Читаем Freaky Deaky полностью

Chris stood up. He turned his chair around and sat down again, facing the doctor.

"You trying to tell me if I don't like spiders it means I go both ways?"

The young doctor looked up. For the first time his gaze in the round glasses held.

"You seem to feel threatened."

"Look, they send me over here, it's supposed to be a routine exam. Has my job been getting to me? I feel any stress? No, I just want a transfer, on account of Phyllis. Now you're trying to tell me I have a problem."

"I haven't suggested you have a problem."

"Then what're you trying to do, with the spiders?"

The young doctor kept looking right at him now.

"I'm suggesting the spider is a symbol-if you want a clinical explanation-that externalizes a more threatening impulse. One that quite possibly indicates a pre genital fear of bisexual genitalia, usually in the form of a phallic wicked mother."

Chris kept staring at the young doctor, who stared right back at him and said, "Does that answer your question?"

Chris said, "Yes, it does, thank you," and felt some relief; because all the guy was doing, he was playing doctor with him, showing off.

Little asshole sitting there in his lab coat with all those words in his head to dump on the dumb cop, giving him that pre genital genitalia bullshit. There was no way to compete with the guy. The best thing to do was to nod, agree. So when the doctor asked him:

"What's your feeling about snakes?"

Chris said, "I like snakes, a lot. I've never had any trouble with snakes."

The doctor was still looking at him, hanging on, not wanting to let go.

"You understand that your previous assignment could be psycho socially debilitating?"

Chris said, "Sure, I can understand that."

"Then there's the correlation between your fear of spiders and your desire to prove, through the handling of high explosives, your manhood.

I believe you suggested the work could be emasculating. It can, quote, 'blow your balls off." "That's an expression," Chris said.

"You don't have to take it literally." He watched the sneaky doctor nod, thinking up something else.

"By the way, have you ever experienced impotence?"

Chris took his time. He didn't see a trap, so he said, "No, as a matter of fact, I haven't. Not once in my life."

"Really?"

"I've got witnesses."

"Well, it's not important."

Chris stared at the doctor's lowered head, the thin, carefully combed hair.

"You don't believe me, do you?"

The doctor tapped his pen without looking up.

"I suppose you could be one of the rare exceptions."

"To what?"

"Well, in a study made at the University of Munsterthat's in West Germany," the doctor said, looking up "tests showed that assertive, self-confident, macho-type males, if you will, were found almost invariably to have a low sperm count."

"That's interesting," Chris said.

"We finished here?"

He got up, not waiting for an answer, said, "I have to get back, clean out my desk…" and saw the guy's innocent young-doctor face raise with a pleasant expression.

"Yes, you're leaving Bombs and Explosives.

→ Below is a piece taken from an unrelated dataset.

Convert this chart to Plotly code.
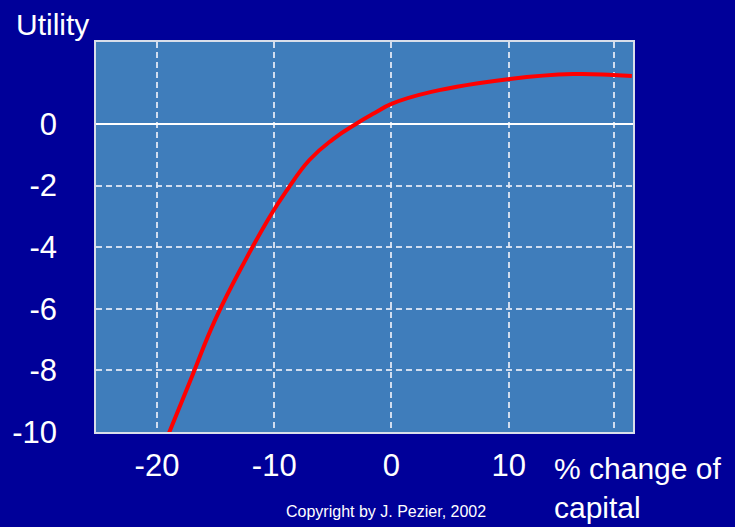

What we haven't yet discussed is where you're going. How did you put it, "Up to the seventh floor and down at the other end of the hall'?"

The doctor waited as Chris sat down again.

"You seem somewhat agitated."

"I'm fine."

"You're sure?"

"I'm supposed to meet Phyllis at Galligan's." Chris looked at his watch: it was four twenty.

"At five."

The young doctor said, "We shouldn't be too much longer," and smiled.

He did, he smiled for the first time, looked right at Chris and said,

"What I'm curious about, and perhaps you can explain, why you've requested a transfer to Sex Crimes."

Skip swallowed the tiny square of blotter acid, smaller than the nail of his little finger, dropped it with a sip of beer and got comfortable to wait for the cleansing head show to begin. The seams of the plastic chair were coming apart but it was fine, deep and cushy. The only thing that bothered him was the light, il vas so bright in here facing that bare white wall and no shade on the lamp. It smelled like Robin had been painting, trying to make the dump presentable.

Here she was back in their old neighborhood, a low rent apartment on Canfield near Wayne State, where they'd hung out years ago in their elephant bells, got stoned and laid and would slip off on dark nights to mess with the straight world. Back when this was the inner-city place to be.

That naked lamp was Bashing now, pretending it was lightning, streaking across the bare white wall. Sometimes when he dropped acid everything would become suspended and float in space. Or things would come at him, like a person's nose, clear across a room. Robin came out of the kitchen with two cans of Stroh's and sure as hell her arm extended about ten feet to hand him one. It was pretty good blotter. She was speaking now.

"I've missed you. You know how long it's been?"

Only she finished before all the words got to him. This was something new. Skip raised his hand, waved it in front of him and felt water.